- [Input records]:
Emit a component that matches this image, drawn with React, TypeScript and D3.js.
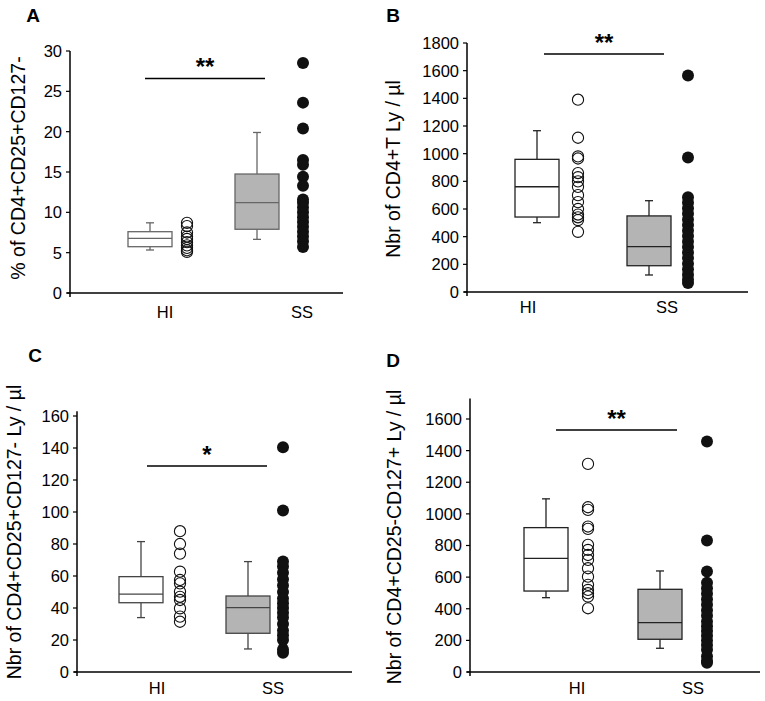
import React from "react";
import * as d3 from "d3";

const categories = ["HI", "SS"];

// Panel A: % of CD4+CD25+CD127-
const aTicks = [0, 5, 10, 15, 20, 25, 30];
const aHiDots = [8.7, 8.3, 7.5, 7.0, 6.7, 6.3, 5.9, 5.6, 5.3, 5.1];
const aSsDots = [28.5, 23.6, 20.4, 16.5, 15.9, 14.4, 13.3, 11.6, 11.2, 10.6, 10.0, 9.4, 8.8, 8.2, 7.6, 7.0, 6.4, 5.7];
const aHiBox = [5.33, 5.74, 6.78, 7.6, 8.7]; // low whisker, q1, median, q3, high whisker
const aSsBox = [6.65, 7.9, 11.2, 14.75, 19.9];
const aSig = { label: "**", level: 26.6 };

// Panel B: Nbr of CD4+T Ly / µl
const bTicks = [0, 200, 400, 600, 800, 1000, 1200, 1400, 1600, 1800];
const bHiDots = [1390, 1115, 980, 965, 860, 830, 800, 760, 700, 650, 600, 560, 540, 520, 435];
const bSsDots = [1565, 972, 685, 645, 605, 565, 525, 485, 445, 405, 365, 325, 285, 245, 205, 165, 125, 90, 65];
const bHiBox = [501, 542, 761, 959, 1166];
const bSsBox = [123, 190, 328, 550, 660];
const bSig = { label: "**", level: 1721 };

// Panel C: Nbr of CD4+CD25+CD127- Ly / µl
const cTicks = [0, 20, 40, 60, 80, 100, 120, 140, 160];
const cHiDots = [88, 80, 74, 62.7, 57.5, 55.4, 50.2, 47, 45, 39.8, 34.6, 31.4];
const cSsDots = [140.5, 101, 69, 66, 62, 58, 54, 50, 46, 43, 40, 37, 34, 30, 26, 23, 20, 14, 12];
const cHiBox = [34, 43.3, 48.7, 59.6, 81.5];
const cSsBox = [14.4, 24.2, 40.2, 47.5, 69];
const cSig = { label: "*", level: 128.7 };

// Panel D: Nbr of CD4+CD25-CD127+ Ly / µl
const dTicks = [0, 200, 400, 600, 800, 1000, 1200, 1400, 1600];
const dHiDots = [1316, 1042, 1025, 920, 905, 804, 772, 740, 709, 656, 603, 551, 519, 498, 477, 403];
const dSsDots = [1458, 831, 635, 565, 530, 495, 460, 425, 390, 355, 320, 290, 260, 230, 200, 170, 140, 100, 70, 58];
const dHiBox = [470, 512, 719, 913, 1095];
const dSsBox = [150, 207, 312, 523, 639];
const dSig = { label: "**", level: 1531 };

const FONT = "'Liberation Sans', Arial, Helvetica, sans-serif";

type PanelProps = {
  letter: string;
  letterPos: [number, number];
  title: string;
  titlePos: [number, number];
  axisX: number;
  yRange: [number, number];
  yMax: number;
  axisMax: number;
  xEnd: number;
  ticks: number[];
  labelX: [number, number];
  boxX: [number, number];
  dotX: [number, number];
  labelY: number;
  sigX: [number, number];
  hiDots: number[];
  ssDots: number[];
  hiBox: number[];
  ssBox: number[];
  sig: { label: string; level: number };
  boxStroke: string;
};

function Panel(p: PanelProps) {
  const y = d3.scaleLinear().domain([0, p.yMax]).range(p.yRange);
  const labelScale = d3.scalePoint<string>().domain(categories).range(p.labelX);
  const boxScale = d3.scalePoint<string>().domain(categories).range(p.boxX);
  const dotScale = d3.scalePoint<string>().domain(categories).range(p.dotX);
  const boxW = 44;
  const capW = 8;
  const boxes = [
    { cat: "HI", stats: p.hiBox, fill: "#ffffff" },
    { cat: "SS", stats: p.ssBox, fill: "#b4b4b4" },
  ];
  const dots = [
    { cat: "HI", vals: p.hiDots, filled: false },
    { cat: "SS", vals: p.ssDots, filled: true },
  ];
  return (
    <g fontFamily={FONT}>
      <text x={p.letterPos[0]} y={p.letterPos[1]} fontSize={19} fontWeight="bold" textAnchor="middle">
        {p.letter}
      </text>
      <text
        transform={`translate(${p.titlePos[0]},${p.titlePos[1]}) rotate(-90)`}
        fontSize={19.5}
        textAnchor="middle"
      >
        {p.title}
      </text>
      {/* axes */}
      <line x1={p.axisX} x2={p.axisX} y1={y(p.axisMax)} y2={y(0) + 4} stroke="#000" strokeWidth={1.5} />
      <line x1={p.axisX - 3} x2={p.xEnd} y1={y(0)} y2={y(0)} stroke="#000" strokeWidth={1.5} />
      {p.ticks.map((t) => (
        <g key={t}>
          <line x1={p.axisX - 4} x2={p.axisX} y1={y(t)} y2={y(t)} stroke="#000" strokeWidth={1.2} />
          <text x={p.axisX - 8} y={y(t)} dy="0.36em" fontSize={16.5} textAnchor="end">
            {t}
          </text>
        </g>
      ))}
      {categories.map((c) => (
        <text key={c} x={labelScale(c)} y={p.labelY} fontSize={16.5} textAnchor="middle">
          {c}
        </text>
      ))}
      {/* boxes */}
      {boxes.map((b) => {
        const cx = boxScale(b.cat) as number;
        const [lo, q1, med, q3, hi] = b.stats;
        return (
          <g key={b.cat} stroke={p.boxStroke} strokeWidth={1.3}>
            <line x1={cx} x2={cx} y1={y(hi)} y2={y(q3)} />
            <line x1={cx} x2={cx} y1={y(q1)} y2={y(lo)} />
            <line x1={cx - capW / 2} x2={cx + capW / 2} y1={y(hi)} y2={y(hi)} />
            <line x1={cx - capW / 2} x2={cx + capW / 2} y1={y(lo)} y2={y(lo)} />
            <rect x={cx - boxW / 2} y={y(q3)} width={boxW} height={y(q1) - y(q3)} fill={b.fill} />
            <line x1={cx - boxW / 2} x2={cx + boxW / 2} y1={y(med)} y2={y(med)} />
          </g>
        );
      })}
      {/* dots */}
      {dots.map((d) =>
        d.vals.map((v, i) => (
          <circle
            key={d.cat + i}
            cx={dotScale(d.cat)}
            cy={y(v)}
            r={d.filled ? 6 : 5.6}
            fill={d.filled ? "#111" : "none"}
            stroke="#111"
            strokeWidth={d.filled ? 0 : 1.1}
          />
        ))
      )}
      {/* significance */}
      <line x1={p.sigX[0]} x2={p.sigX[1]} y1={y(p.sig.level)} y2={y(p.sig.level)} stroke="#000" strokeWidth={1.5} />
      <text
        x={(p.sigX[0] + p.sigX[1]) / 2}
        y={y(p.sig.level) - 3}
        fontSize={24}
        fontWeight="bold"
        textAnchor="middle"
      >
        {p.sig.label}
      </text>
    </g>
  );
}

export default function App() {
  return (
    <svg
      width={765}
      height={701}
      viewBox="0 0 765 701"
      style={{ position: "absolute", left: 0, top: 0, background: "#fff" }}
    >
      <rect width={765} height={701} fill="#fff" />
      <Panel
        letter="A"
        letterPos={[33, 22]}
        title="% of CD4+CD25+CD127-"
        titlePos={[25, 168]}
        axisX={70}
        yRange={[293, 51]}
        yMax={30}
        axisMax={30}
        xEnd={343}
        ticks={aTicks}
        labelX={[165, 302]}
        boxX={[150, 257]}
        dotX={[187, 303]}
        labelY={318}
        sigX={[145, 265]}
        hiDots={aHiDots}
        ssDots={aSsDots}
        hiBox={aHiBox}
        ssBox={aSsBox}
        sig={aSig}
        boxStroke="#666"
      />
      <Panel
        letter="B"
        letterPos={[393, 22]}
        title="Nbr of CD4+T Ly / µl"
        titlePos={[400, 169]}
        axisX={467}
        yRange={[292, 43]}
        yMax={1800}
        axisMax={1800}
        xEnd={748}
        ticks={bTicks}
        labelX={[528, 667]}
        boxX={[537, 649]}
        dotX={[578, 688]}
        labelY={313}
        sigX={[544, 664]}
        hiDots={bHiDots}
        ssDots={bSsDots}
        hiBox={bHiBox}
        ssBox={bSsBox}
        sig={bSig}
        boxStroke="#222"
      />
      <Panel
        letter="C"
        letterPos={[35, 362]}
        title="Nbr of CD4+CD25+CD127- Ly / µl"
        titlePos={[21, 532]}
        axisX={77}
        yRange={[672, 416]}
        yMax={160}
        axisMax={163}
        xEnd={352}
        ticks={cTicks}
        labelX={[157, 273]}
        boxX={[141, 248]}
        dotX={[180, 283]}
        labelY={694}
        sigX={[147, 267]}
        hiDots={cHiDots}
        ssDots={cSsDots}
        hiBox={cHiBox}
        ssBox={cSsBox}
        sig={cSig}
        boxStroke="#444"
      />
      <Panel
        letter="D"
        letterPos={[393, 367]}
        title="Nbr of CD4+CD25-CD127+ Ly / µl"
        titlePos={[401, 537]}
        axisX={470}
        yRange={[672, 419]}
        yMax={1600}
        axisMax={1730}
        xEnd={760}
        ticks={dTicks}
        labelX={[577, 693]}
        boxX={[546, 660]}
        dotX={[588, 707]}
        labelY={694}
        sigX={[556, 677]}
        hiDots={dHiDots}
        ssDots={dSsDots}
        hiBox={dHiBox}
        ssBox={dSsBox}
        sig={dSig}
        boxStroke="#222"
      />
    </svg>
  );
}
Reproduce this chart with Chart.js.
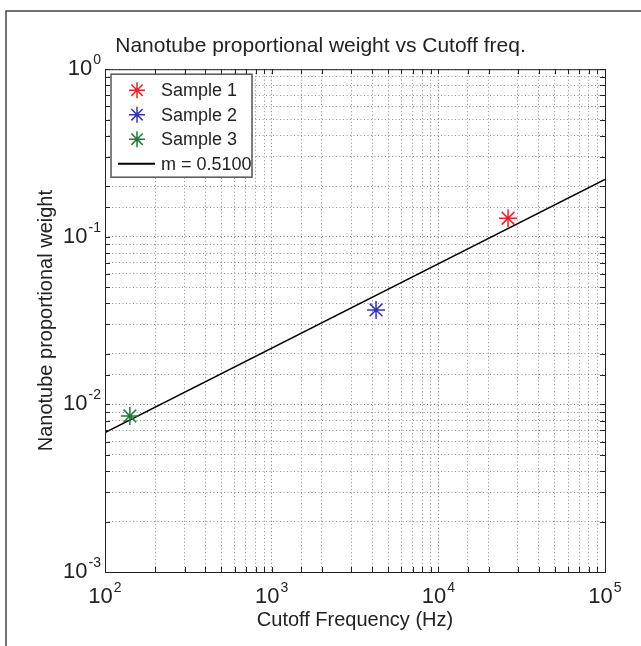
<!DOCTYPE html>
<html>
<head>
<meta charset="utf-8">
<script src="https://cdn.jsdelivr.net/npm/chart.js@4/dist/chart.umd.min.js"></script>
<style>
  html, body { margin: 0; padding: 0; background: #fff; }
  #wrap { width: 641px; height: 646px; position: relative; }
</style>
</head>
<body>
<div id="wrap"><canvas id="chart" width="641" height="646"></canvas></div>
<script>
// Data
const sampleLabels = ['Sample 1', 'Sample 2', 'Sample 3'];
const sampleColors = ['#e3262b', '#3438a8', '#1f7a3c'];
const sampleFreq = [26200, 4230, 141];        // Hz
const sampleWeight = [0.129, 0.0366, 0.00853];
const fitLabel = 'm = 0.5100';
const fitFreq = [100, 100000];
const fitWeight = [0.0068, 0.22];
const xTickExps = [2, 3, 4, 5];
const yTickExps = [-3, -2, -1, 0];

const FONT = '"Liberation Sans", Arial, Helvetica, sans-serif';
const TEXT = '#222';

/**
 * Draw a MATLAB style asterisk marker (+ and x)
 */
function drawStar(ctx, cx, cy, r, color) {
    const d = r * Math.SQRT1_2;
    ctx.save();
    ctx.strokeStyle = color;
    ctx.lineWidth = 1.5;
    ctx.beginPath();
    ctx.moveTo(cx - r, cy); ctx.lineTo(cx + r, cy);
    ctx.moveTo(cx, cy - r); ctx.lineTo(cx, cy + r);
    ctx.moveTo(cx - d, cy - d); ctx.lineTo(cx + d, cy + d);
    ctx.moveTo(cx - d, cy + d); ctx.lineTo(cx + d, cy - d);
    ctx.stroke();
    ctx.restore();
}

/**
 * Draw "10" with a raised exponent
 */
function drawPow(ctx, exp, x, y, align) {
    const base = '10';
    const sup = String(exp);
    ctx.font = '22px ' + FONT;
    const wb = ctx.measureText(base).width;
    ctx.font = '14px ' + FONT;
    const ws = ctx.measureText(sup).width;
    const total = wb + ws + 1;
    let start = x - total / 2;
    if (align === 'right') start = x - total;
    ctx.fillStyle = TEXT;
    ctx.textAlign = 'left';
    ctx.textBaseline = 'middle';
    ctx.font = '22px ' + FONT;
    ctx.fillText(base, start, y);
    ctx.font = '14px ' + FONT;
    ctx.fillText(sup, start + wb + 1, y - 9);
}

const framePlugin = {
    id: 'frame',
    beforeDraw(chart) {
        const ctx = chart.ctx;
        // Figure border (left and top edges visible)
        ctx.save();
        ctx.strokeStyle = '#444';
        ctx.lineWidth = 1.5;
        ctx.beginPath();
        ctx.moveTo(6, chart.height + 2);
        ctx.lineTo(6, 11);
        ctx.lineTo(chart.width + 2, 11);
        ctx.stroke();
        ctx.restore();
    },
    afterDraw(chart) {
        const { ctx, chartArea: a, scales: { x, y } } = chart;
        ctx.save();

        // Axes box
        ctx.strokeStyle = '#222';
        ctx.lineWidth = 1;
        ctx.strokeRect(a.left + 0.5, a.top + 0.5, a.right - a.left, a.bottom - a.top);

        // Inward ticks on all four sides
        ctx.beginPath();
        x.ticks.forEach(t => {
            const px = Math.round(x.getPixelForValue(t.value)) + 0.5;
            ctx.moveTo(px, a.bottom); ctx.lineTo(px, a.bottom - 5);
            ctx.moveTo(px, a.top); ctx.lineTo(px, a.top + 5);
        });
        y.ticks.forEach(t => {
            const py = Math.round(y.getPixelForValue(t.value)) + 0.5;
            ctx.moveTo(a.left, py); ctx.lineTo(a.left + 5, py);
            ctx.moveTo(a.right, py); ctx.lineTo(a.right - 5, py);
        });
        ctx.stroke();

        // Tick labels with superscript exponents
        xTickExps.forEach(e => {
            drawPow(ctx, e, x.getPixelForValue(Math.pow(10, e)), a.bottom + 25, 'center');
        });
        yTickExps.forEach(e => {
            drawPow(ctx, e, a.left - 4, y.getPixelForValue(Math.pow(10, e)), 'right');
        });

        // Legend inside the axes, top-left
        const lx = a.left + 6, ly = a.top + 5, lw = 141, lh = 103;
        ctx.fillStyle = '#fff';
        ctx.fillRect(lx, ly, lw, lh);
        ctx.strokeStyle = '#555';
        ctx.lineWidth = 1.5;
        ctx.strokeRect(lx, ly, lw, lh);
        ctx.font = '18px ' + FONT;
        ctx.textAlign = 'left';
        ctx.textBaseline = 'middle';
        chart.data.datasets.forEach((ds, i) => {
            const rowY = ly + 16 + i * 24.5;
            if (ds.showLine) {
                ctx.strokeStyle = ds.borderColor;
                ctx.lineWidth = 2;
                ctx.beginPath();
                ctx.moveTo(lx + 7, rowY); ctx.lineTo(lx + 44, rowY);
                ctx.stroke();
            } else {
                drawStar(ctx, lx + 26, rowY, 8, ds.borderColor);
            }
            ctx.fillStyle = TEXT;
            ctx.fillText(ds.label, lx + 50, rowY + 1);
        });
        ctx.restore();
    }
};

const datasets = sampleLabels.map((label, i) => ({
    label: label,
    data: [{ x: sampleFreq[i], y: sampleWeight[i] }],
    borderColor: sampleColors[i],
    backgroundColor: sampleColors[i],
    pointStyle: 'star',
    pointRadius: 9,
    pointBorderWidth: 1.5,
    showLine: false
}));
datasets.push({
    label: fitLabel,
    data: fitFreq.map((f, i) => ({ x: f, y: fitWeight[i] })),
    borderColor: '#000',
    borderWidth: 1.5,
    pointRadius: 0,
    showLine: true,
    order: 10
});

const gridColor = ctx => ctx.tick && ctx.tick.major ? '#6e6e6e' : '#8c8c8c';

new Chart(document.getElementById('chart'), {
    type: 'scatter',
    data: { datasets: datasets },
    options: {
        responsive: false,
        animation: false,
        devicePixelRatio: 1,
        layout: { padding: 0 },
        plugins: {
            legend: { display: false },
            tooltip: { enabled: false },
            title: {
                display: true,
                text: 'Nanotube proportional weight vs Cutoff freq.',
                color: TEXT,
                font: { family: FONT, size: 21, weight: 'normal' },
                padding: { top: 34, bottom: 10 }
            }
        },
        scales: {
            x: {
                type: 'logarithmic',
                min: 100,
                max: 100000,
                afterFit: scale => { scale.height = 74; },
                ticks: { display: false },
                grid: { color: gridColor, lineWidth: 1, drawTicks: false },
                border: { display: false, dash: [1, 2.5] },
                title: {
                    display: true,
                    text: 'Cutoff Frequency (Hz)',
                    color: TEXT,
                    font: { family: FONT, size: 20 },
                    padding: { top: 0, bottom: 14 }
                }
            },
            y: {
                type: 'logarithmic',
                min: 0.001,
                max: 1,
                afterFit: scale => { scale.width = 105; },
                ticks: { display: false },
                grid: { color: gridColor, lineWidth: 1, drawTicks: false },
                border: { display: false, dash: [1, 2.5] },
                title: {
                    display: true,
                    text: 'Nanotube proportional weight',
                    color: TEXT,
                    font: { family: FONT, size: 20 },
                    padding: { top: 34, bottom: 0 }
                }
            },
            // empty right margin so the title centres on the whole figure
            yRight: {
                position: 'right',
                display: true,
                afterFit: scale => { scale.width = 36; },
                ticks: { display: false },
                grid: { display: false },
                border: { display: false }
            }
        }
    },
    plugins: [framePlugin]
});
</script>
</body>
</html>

- [Direction]: Among the records above, locate the line containing "Reproduce this chart with Chart.js." and the line containing "const yTickExps = [-3, -2, -1, 0];", then transcribe exactly the lines starting at the first and ending at the second, with no pictures.

- [The answer]:
Reproduce this chart with Chart.js.
<!DOCTYPE html>
<html>
<head>
<meta charset="utf-8">
<script src="https://cdn.jsdelivr.net/npm/chart.js@4/dist/chart.umd.min.js"></script>
<style>
  html, body { margin: 0; padding: 0; background: #fff; }
  #wrap { width: 641px; height: 646px; position: relative; }
</style>
</head>
<body>
<div id="wrap"><canvas id="chart" width="641" height="646"></canvas></div>
<script>
// Data
const sampleLabels = ['Sample 1', 'Sample 2', 'Sample 3'];
const sampleColors = ['#e3262b', '#3438a8', '#1f7a3c'];
const sampleFreq = [26200, 4230, 141];        // Hz
const sampleWeight = [0.129, 0.0366, 0.00853];
const fitLabel = 'm = 0.5100';
const fitFreq = [100, 100000];
const fitWeight = [0.0068, 0.22];
const xTickExps = [2, 3, 4, 5];
const yTickExps = [-3, -2, -1, 0];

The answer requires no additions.